Avenida Paulino Valladares, cruce con la calle La Fuente, Tegucigalpa en tiempo de coronavirus.
POR JORGE MARTÍNEZ MEJÍA
Tegucigalpa es una ciudad difícil, de elegancia perdida. Lo más contradictorio para sus vecinos y sus visitas son sus calles y callejones, metáforas de intestinos delgados con pestilentes recovecos. Sus mustios edificios resuenan a las campanadas de una vieja y desfasada iglesia clasista. Los viejos comerciantes la abandonaron y se construyeron nuevos y lujosos centros comerciales con escaleras eléctricas y fascinantes maniquíes de mujeres y hombres blancos vestidos con atuendos europeos.
La gente no menciona lo molesto de las campanadas, pero lo piensa, no menciona el fastidio de cientos de mugrosas palomas y lanzan a los niños para alborotarlas, especialmente en la plaza de la iglesia Los Dolores. No menciona el hedor a meados de ratas y ratones, ni la progresiva invasión de una prostitución étnica. Aún con el insospechado futuro de una ciudad dominada por el crimen, por militares narcotraficantes y por una insalvable decadencia cultural, nadie sospechó la llegada del silencio y el veloz vaciamiento de sus calles.

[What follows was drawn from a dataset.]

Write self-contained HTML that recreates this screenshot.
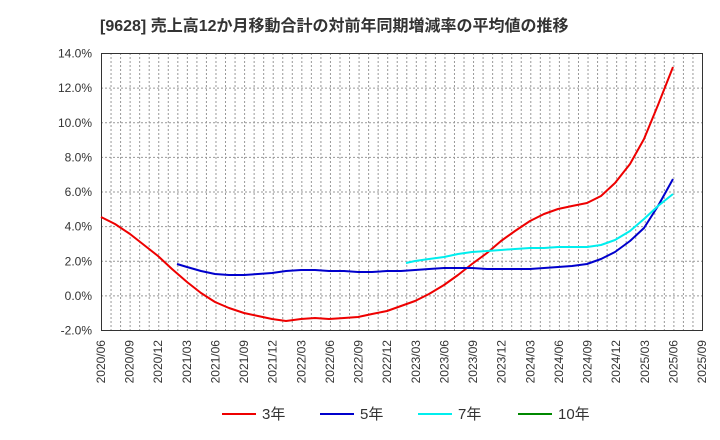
<!DOCTYPE html><html><head><meta charset="utf-8"><style>body{margin:0;background:#fff}svg{display:block;font-family:"Liberation Sans","Noto Sans CJK JP",sans-serif}</style></head><body>
<svg width="720" height="440" xmlns="http://www.w3.org/2000/svg">
<text x="100" y="31" font-size="16" font-weight="bold" fill="#333">[9628]  売上高12か月移動合計の対前年同期増減率の平均値の推移</text>
<g id="grid" stroke="#999" stroke-width="1" stroke-dasharray="2,2"></g>
<g fill="#333" font-size="12" text-anchor="end" id="yl"></g>
<g fill="#333" font-size="12" id="xl"></g>
<rect x="101.5" y="53.5" width="601" height="277" fill="none" stroke="#333"/>
<g fill="none" stroke-width="2" stroke-linejoin="round">
<polyline stroke="#e00" points="101,217 115,224 130,234 144,245 158,256 172,269 187,282 201,293 215,302 229,308 244,313 258,316 272,319 286,321 301,319 315,318 329,319 344,318 358,317 372,314 387,311 401,306 415,301 429,294 444,285 458,275 472,264 487,253 501,241 515,231 530,221 544,214 558,209 572,206 587,203 601,196 615,183 630,164 644,139 658,105 673,67"/>
<polyline stroke="#00c" points="177,264 187,267 201,271 215,274 229,275 244,275 258,274 272,273 286,271 301,270 315,270 329,271 344,271 358,272 372,272 387,271 401,271 415,270 429,269 444,268 458,268 472,268 487,269 501,269 515,269 530,269 544,268 558,267 572,266 587,264 601,259 615,252 630,241 644,228 658,206 673,179"/>
<polyline stroke="#0ee" points="406,263 415,261 429,259 444,257 458,254 472,252 487,251 501,250 515,249 530,248 544,248 558,247 572,247 587,247 601,245 615,240 630,231 644,219 658,206 673,194"/>
</g>
<g font-size="15" fill="#333">
<line x1="222" y1="414" x2="256" y2="414" stroke="#e00" stroke-width="2"/><text x="262" y="419">3年</text>
<line x1="320" y1="414" x2="354" y2="414" stroke="#00c" stroke-width="2"/><text x="360" y="419">5年</text>
<line x1="418" y1="414" x2="452" y2="414" stroke="#0ee" stroke-width="2"/><text x="458" y="419">7年</text>
<line x1="518" y1="414" x2="552" y2="414" stroke="#080" stroke-width="2"/><text x="558" y="419">10年</text>
</g>
<script>
var ns="http://www.w3.org/2000/svg",g=document.getElementById('grid'),yl=document.getElementById('yl'),xl=document.getElementById('xl');
function el(t,a,p,tx){var e=document.createElementNS(ns,t);for(var k in a)e.setAttribute(k,a[k]);if(tx)e.textContent=tx;p.appendChild(e);}
for(var i=0;i<=8;i++){var y=53.5+i*34.625;if(i>0&&i<8)el('line',{x1:101,x2:702,y1:y,y2:y},g);el('text',{x:92,y:y+4},yl,(14-2*i).toFixed(1)+'%');}
for(var m=1;m<63;m++){var x=101.5+m*601/63;el('line',{x1:x,x2:x,y1:53,y2:330},g);}
for(var k=0;k<22;k++){var x=101+k*28.62,mm=6+3*k,yr=2020+Math.floor((mm-1)/12),mo=((mm-1)%12)+1;
el('text',{transform:'translate('+(x+4)+',340) rotate(-90)','text-anchor':'end'},xl,yr+'/'+(mo<10?'0':'')+mo);}
</script>
</svg></body></html>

La llegada del coronavirus y el inmediato toque de queda que tanto le gusta anunciar al dictador de turno, sincronizaron el abandono de las calles. Solo unas cuantas esquinas del improvisado mercado de los últimos días, en especial la esquina de la calle La Fuente y la Avenida Paulino Valladares, respira con un latido moribundo.

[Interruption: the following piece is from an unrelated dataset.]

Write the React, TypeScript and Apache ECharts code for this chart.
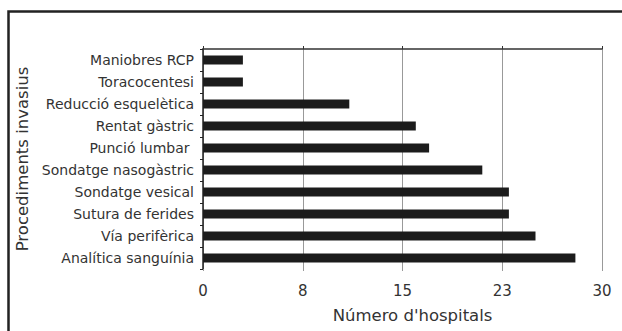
import React, { useEffect, useRef } from "react";
import * as echarts from "echarts";

const categories = [
  "Analítica sanguínia",
  "Vía perifèrica",
  "Sutura de ferides",
  "Sondatge vesical",
  "Sondatge nasogàstric",
  "Punció lumbar ",
  "Rentat gàstric",
  "Reducció esquelètica",
  "Toracocentesi",
  "Maniobres RCP",
];
const hospitals = [28, 25, 23, 23, 21, 17, 16, 11, 3, 3];
const xMin = 0;
const xMax = 30;
const xStep = 7.5;
const xTitle = "Número d'hospitals";
const yTitle = "Procediments invasius";

const FONT = "DejaVu Sans";

export default function App() {
  const ref = useRef<HTMLDivElement>(null);
  useEffect(() => {
    if (!ref.current) return;
    const chart = echarts.init(ref.current, null, { renderer: "svg" });
    chart.setOption({
      animation: false,
      backgroundColor: "#ffffff",
      textStyle: { fontFamily: FONT },
      graphic: [
        {
          type: "rect",
          shape: { x: 8.5, y: 11.5, width: 700, height: 400 },
          style: { fill: "none", stroke: "#222", lineWidth: 2.5 },
          silent: true,
        },
      ],
      grid: { left: 203, right: 20, top: 49, bottom: 62, containLabel: false },
      xAxis: [
        {
          type: "value",
          position: "bottom",
          min: xMin,
          max: xMax,
          interval: xStep,
          axisLine: { show: false },
          axisTick: { show: true, length: 2, lineStyle: { color: "#999" } },
          splitLine: { show: true, lineStyle: { color: "#999", width: 1 } },
          axisLabel: {
            color: "#333",
            fontSize: 15,
            fontFamily: FONT,
            margin: 14,
            formatter: (v: number) => String(Math.round(v)),
          },
          name: xTitle,
          nameLocation: "middle",
          nameGap: 38,
          nameTextStyle: { color: "#333", fontSize: 16.5, fontFamily: FONT, padding: [0, 0, 0, 20] },
        },
        {
          type: "value",
          position: "top",
          min: xMin,
          max: xMax,
          interval: xStep,
          axisLine: { show: true, lineStyle: { color: "#333", width: 1.5 } },
          axisTick: { show: true, length: 3, lineStyle: { color: "#333" } },
          splitLine: { show: false },
          axisLabel: { show: false },
        },
      ],
      yAxis: {
        type: "category",
        data: categories,
        axisLine: { show: true, lineStyle: { color: "#222", width: 1.5 } },
        axisTick: { show: true, length: 3, lineStyle: { color: "#222" } },
        axisLabel: { color: "#333", fontSize: 14, fontFamily: FONT, margin: 9 },
        name: yTitle,
        nameLocation: "middle",
        nameRotate: 90,
        nameGap: 170,
        nameTextStyle: { color: "#333", fontSize: 16.5, fontFamily: FONT },
      },
      series: [
        {
          type: "bar",
          data: hospitals,
          xAxisIndex: 0,
          barWidth: 9,
          itemStyle: { color: "#1c1c1c" },
        },
      ],
    });
    return () => chart.dispose();
  }, []);
  return (
    <div
      ref={ref}
      style={{ position: "absolute", left: 0, top: 0, width: 622, height: 331 }}
    />
  );
}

Pues este es el momento captado por el joven fotógrafo hondureño Roig Martz, en el que se observa un buen comienzo en su carrera como fotógrafo artístico, con un ojo especial para los espacios urbanos poblados de sonidos en los que el tiempo parece estacionarse. Una mirada que conecta con la vida débil de una vieja y moribunda ciudad.